From: "Ross Archer"
<dogbert(a)mindless.com>
Jerome H. Fine wrote:
Jim
Kearney wrote:
I just had an email exchange with someone at
Intel's Museum
(
http://www.intel.com/intel/intelis/museum/index.htm)
Jerome Fine replies:
I am not sure why the information is so blatant in its
stupid attempt to ignore anything but Intel hardware
as far a anything that even look like a CPU chip, but
I guess it is an "Intel" museum.
Of course, even now, Intel, in my opinion, is so far
behind from a technical point of view that is is a sad
comment just to read about the products that were
way behind, and still are, the excellence of other
products. No question that if the Pentium 4 had been
produced 10 years ago, it would have been a major
accomplishment.
Harsh! :)
Guess it depends on what you mean by "far behind from a
technical point of view."
If you mean that x86 is an ugly legacy architecture, with
not nearly enough registers, an instruction set which
doesn't fit any reasonable pipeline, that's ugly to decode
and not particularly orthogonal, that from purely technical
reasons ought to have died a timely death in 1990,
I'd have to agree.
However, look at the performance. P4 is up near the
top of the tree with the best RISC CPUs, which have
the advantage of clean design and careful evolution.
It surely takes a great deal of inspiration, creativity,
and engineering talent to take something as ill-suited
as the x86 architecture and get this kind of performance
out of it. IMHO.
In other words, making x86 fast must be a lot like
getting Dumbo off the air. That ought to count as
some kind of technical achievement. :)
---snip---
It is all done with smoke and mirrors. We do the same
here at AMD. The trick is to trade immediate execution
for known execution. The x86 code is translated to run
on a normal RISC engine. This means that the same tricks
on a normal RISC engine would most likely only buy about
a couple percent. It would only show up on the initial
load of the local cache. Once that is done, there is
really little difference.
Choices of pipeline depth, out of order execution, multiple
execution engines and such are just the fine tuning.

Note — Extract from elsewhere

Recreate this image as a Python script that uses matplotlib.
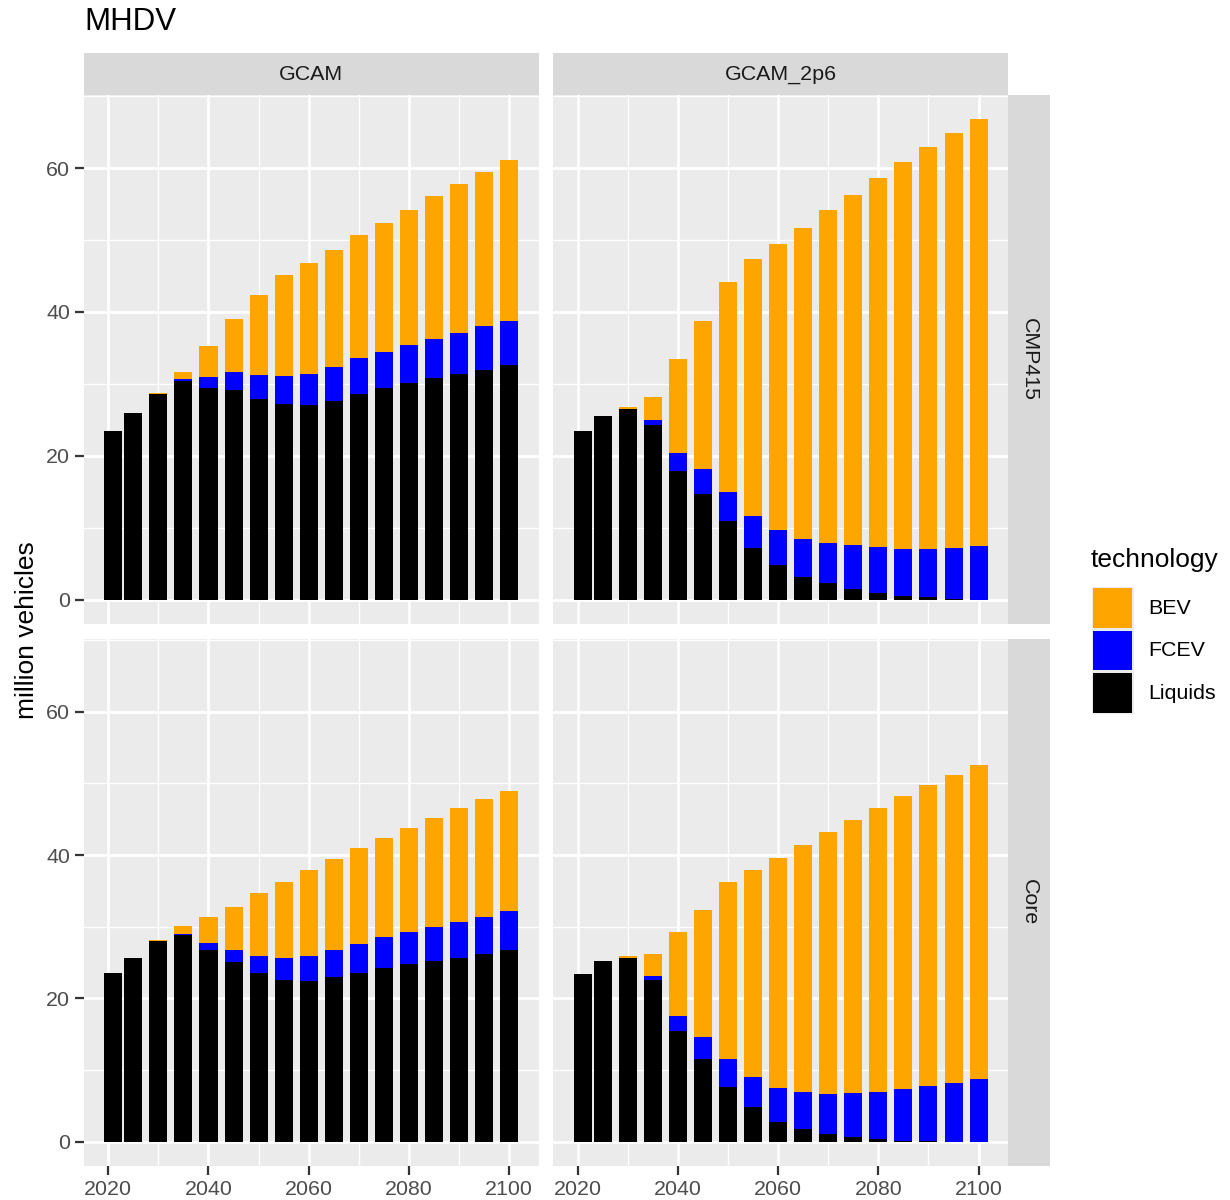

Intel, like us is just closer to the fine edge of what
the silicon process can do than anything tricky that
people like MIPS don't know about.
On a separate subject, I was very disappointed in the
Intel Museum. I'd thought it might be a good place to
research early software or early IC's. They have vary
little to offer to someone looking into this level of
stuff. Any local library has better references on this
kind of stuff ( and that isn't saying much ).